Bugün Türkiye’nin durumunu, bölgemizin durumunu, dünyada yaşananları, siyasetin durumunu, seçim çalışmalarını, seçim sonuçlarını, güç oyunlarını, çıkar savaşlarını, oynanan oyunları yazmayacağım. Çünkü bugün Bayram. Hem de çifte bayram. Bayram sevinci, bayram mutluluğu bayram bereketini bayramın rahmetini gönüllerde hissetme zamanı.
Üç ayları; Recep, Şaban ve Ramazan’ı idrak ettik. Bizde kandiller-bayramlar kaynaşma, dayanışma, buluşma, kavuşma, tanış olma günleridir. Rabbimin ‘Bilinmek istedim. İnsanı yarattım’ sırrına vakıf olmak için bayramlar, kandiller düğünler, dernekler bizler için çok önemlidir. Tanış olmak, tanışıklığı sıklaştırmak, tanışıklığı artırmak… Hal hatır sormak, dertleri, tasaları, sorunları, problemleri, sevinçleri paylaşmak.. Paylaştıkça azalanlar, paylaştıkça çoğalanlara vakıf olmak..

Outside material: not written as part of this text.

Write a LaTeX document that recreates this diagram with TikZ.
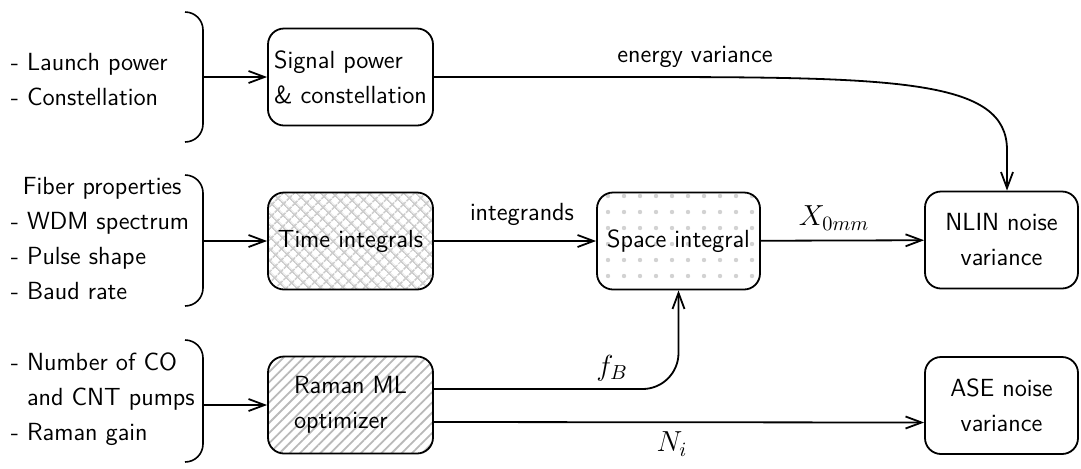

Eş-dost, akraba-hısım, arkadaşlarla kaynaşmak. Günümüz dünyasına ve özellikle Türkiye’sinde kalabalıklar içinde yaşadığımız yalnızlığı bir nebze olsun gidermek. Aynı apartmanda oturup yıllarca komşunun kim olduğundan haberdar olmama. Hatta son yıllarda teknolojinin gelişmesi ile bilgisayar ve akıllı telefonlar dolayısıyla aynı evde anne-baba, evlatların odalarına geçip saatlerce hatta günlerce bir birlerinin varlıklarından bihaber olup yüzlerini göremeyip artan yalnızlıklar. Toplumun bir taraftan yakın çevresinden kopup giderken, bir taraftan bölgeler arası, ülkeler arası hatta kıtalararası bilmediği görmediği insanlarla arkadaşlıkları, iletişimleri. Ama aynı evin içinde, aynı çatının altında bir birine uzak nesiller…
İşte bayramlar milletin kaynaşması, işte bayramlar ailelerin kaynaşması, işte bayramlar arkadaşlıkların pekişmesi, işte bayramlar dostlukların sıklaşması, işte bayramlar toplumsal yalnızlığın azaltılması, işte bayramlar akraba bağlarının kuvvetlenmesi, işte bayramlar dertlerin, sorunların, problemlerin paylaşılması, sevinçlerin paylaşılması, nesiller arası tanışıklıkların artması için ilaçtır.
Gözlerin hınç ve kine her alanda büründüğü, çıkar savaşlarının arttığı, menfaat penceresinin sonuna kadar açılıp, gönül pencerelerinin sürgülendiği bir durumdan kısa zaman da olsa nefislerimizin zincirinden kurtulup benliğimizi kaplayan kin, nefret, haset, çıkar, kıskançlık kalıplarından sıyrılarak gönül pencerelerimizin sonuna kadar açıldığı, sevinçlerimizi paylaşmamızın zevkine vardığımız, paylaşma duygusunun hazzına ulaştığımız, dostlarla kucaklaşmanın, bir büyüğün elini öpmenin, bir küçüğü sevindirmenin, tanıdıkları, arkadaşları aramanın adıdır bayram.
30 Ramazan tuttuğumuz oruçların, kıldığımız teravihlerin, namazların, açtığımız iftarların, kalktığımız sahurların mükâfatıdır bayram.